▶ **Problem requirements**:
Skip the pictures, please, and write out exactly the lines from the opening of the data through the line containing "import numpy as np".

▶ **Given material**:
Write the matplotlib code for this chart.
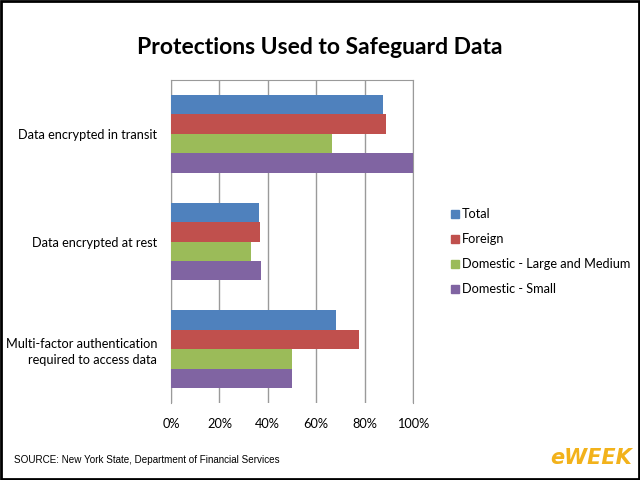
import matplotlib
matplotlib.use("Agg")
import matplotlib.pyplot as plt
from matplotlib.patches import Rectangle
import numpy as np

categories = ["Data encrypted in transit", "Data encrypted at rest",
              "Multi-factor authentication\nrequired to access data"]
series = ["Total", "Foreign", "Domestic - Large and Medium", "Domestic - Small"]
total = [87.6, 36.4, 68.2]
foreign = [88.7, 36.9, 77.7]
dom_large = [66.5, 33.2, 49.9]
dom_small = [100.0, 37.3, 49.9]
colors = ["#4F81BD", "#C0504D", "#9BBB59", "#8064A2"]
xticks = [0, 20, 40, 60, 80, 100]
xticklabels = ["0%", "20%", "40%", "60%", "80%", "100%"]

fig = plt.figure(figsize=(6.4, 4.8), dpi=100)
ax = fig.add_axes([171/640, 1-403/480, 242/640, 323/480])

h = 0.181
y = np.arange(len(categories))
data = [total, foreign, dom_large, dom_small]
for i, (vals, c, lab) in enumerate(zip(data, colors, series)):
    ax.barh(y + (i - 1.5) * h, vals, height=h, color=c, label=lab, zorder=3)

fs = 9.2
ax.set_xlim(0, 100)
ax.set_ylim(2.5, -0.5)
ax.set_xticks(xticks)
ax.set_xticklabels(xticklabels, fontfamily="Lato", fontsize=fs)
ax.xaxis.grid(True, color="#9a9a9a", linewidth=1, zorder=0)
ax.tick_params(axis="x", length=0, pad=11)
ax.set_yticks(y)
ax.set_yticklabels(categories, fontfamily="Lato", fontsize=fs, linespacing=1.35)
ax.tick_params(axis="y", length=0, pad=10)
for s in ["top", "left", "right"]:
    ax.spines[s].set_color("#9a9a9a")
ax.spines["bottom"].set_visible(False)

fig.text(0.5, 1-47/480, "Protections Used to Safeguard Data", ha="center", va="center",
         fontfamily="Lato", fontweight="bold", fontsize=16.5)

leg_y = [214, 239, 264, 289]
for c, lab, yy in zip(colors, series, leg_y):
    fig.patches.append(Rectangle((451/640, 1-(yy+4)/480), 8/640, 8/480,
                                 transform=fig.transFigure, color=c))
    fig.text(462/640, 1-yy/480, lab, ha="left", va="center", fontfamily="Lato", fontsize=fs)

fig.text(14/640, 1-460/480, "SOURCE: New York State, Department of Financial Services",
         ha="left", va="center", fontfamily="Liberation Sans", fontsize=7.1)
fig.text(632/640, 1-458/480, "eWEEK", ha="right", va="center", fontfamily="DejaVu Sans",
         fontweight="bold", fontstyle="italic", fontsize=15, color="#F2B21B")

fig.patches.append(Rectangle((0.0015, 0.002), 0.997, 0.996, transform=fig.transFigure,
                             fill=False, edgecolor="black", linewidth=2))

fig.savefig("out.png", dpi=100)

▶ **The result**:
Write the matplotlib code for this chart.
import matplotlib
matplotlib.use("Agg")
import matplotlib.pyplot as plt
from matplotlib.patches import Rectangle
import numpy as np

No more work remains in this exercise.